Your task:
Leave out the pictures, and write out exactly the lines from the beginning of the material to the line holding "const firstChargeStart = 0.2;", that line included, and nothing else.

*-*-*

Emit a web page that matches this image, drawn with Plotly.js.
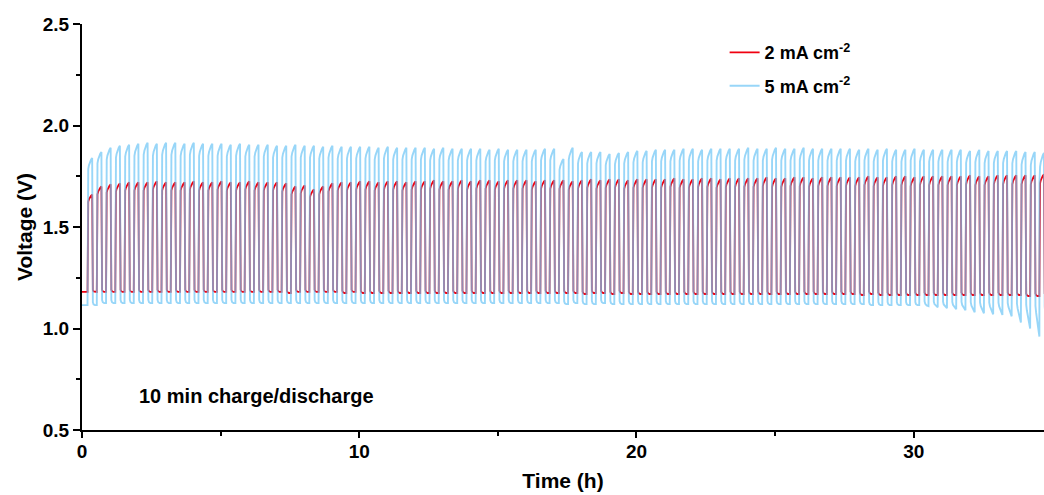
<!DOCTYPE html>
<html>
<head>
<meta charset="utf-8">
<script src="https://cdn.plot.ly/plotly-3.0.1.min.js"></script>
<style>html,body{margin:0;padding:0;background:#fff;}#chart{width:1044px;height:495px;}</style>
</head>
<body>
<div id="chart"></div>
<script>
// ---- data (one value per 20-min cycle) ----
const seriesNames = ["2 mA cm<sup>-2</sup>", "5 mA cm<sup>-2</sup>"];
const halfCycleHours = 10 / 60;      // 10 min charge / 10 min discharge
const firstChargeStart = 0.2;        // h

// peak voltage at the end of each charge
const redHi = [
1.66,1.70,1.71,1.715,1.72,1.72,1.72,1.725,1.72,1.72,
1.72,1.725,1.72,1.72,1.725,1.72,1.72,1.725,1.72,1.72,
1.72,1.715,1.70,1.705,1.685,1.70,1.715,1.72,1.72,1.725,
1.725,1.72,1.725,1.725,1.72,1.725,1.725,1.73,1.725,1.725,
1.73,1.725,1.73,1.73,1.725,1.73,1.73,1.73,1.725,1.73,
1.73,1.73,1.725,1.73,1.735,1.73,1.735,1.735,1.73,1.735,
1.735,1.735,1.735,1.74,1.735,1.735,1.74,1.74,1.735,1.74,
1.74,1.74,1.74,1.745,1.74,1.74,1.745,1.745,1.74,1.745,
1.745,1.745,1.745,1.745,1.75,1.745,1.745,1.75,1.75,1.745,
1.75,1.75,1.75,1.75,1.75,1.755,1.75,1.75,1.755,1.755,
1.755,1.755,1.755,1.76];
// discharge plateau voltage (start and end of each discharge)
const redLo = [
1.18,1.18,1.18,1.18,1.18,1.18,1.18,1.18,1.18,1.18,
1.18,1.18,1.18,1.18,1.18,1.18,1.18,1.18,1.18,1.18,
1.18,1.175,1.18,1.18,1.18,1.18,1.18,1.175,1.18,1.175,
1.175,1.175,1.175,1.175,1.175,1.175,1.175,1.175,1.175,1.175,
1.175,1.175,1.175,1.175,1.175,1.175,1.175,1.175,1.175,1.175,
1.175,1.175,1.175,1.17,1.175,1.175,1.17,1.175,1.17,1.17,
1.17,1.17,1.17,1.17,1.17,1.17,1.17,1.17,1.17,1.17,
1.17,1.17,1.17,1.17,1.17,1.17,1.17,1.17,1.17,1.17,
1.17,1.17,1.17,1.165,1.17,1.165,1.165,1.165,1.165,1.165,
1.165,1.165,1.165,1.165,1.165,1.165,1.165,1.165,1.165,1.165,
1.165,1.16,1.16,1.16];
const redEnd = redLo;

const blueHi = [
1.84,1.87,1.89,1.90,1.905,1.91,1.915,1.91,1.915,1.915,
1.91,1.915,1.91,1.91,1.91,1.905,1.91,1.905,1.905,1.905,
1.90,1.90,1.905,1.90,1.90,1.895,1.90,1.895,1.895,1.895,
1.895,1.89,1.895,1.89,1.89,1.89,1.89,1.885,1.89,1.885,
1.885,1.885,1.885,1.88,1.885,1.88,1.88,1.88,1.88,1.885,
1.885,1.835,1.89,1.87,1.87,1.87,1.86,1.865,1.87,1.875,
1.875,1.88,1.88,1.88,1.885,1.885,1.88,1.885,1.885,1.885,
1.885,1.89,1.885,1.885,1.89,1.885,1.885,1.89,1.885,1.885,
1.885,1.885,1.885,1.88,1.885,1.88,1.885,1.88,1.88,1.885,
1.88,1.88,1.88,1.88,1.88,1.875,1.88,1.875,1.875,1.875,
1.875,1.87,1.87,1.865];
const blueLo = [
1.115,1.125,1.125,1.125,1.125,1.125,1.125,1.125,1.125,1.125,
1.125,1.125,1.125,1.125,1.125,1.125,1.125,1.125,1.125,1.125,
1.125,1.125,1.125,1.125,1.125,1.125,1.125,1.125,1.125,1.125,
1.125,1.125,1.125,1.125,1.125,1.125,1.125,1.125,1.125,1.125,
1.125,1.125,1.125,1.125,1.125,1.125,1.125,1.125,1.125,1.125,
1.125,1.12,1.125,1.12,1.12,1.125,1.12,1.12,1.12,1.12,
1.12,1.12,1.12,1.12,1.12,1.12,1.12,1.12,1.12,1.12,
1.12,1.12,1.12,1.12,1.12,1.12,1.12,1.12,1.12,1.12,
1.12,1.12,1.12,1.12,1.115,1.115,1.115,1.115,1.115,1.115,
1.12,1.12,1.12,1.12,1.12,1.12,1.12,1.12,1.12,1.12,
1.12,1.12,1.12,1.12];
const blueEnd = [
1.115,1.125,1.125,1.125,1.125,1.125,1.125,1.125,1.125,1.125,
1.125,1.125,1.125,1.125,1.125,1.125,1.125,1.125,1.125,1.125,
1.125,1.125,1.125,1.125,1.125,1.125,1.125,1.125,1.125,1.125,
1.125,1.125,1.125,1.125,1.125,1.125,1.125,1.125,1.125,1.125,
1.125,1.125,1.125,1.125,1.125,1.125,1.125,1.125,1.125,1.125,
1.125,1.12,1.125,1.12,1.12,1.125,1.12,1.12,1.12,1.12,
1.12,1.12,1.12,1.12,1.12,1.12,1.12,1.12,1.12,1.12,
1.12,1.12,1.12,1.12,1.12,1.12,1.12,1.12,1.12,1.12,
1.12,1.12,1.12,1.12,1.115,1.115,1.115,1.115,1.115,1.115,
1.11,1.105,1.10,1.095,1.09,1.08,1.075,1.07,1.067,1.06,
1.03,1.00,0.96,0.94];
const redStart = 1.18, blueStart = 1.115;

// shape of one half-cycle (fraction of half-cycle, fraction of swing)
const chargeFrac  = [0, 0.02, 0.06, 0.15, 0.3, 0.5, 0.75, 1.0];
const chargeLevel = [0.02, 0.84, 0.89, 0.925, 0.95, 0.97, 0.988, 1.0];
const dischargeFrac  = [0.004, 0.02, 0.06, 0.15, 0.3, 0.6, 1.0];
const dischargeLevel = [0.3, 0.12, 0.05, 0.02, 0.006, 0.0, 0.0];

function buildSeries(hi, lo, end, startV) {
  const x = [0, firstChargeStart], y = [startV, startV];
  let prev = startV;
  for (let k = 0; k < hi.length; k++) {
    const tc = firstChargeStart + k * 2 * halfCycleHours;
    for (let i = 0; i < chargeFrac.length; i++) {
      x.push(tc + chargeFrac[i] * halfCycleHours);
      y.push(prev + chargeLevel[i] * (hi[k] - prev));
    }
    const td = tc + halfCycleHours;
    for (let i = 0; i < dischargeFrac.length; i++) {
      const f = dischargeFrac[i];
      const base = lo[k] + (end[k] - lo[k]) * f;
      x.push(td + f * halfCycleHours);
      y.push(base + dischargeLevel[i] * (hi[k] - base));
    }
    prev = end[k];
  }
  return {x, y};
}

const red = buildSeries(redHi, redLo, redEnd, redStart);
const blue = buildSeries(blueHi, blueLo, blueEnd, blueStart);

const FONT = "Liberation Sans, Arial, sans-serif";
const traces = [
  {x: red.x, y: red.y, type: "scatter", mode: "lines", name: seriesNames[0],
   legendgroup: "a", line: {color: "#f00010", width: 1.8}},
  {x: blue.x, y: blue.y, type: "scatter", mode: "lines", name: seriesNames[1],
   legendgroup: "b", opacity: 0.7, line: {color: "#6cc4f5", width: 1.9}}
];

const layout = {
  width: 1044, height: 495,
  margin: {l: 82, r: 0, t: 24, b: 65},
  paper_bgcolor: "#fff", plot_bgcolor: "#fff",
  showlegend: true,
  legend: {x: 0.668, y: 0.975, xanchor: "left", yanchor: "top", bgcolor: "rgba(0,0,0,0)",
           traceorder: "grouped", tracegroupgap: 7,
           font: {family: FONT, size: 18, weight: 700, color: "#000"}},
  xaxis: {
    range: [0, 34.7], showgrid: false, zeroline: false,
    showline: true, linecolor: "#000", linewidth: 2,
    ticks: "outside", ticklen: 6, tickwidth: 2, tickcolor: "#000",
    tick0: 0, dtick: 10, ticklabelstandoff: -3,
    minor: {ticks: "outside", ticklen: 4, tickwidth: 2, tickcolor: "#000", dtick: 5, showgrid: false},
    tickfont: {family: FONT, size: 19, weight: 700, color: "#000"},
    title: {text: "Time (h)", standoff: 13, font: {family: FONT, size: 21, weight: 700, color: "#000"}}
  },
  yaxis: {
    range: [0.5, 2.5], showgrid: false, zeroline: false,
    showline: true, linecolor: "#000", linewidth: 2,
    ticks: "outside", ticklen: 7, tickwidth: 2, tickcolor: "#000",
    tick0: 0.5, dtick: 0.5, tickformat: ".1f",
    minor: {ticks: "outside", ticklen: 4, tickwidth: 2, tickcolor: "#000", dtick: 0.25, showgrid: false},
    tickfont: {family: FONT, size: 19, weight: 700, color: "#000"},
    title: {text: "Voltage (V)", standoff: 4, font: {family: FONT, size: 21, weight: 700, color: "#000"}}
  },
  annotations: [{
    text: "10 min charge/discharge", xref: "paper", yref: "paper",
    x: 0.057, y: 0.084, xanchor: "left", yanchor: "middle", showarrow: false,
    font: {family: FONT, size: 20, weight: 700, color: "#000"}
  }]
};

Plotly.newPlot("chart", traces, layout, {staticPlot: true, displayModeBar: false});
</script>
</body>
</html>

*-*-*

Correct result:
Emit a web page that matches this image, drawn with Plotly.js.
<!DOCTYPE html>
<html>
<head>
<meta charset="utf-8">
<script src="https://cdn.plot.ly/plotly-3.0.1.min.js"></script>
<style>html,body{margin:0;padding:0;background:#fff;}#chart{width:1044px;height:495px;}</style>
</head>
<body>
<div id="chart"></div>
<script>
// ---- data (one value per 20-min cycle) ----
const seriesNames = ["2 mA cm<sup>-2</sup>", "5 mA cm<sup>-2</sup>"];
const halfCycleHours = 10 / 60;      // 10 min charge / 10 min discharge
const firstChargeStart = 0.2;        // h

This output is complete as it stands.